Matériaux, Textures, Couleurs. La maison étant en ossature bois, on remplit ces panneaux, appelés trappans, entre les pans de bois, soit en briques, disposées en lits horizontaux ou en arrêtes de poisson (ill. 7 et 8), soit en pisé (voir l'onglet "systèmes et matériaux de construction").. Ces panneaux peuvent être enduits. Il est plus rare que la structure bois elle-même soit enduite.
Illustrations 7 et 8.
Toiture. La toiture est en croupe ou en demi-croupe. On présente le pignon à la bise pour éviter le froid en façade et pour ne pas que le toit se décolle, ce qui justifie l'orientation Nord/Sud des maisons bressannes.

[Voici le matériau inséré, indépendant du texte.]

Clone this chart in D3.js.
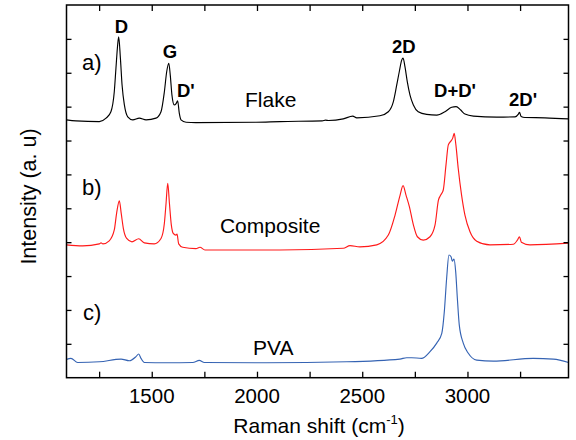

Généralement, ces maisons présentent un débord de toiture assez important, protégeant la cour agricole, pour le stockage. Ce débord est plus souvent sur console (voir l'onglet Toiture).
La majorité des fermes bressanes possèdent un coyau, qui est une avancée de toiture en rupture avec la pente, celle-ci y sera moins forte. L'eau de pluie, sur la toiture principale de forte pente, coule vite ; une fois arrivée à la brisure, la vitesse l'éjecte loin de la façade, et évite de l'abimer. Ce dispositif se trouve majoritairement en Bresse Jurassienne. En plus de leur fonction porteuse, les consoles en avancée de toiture servaient à faire sécher les panouilles de maïs. Le coyau, qui prolonge les chevrons, peut aussi s'appeler "égout retroussé".
Illustration 9. Une ferme bloc à coyau.
Il arrive aussi que le toit soit retroussé en hauteur au niveau de la grange pour ne pas gêner l'entrée des charrues chargées de balles de foin. Ce découpage peut remonter jusqu'à la pane sablière ou n'entamer qu'une partie de la toiture.
Illustration 10.
Il n'est pas rare de trouver des épis de faîtage (voir l'onglet Toiture).
Abords Immédiats et Annexes. La ferme bressane présente systématiquement une soue à cochons et un puits comme bâtiments annexes. La soue bressane se distingue des autres car elle est liée à un four. Ce bâtiment était éloigné du corps de logis principal d'une part pour éviter les odeurs et d'autre part pour limiter les risques d'incendie.
Illustration 11 (gauche). Soue à cochons et son four accolé à l'arrière, Chapelle-Voland.
Illustration 12 (milieu). Four accollé à la soue, Chapelle-Voland.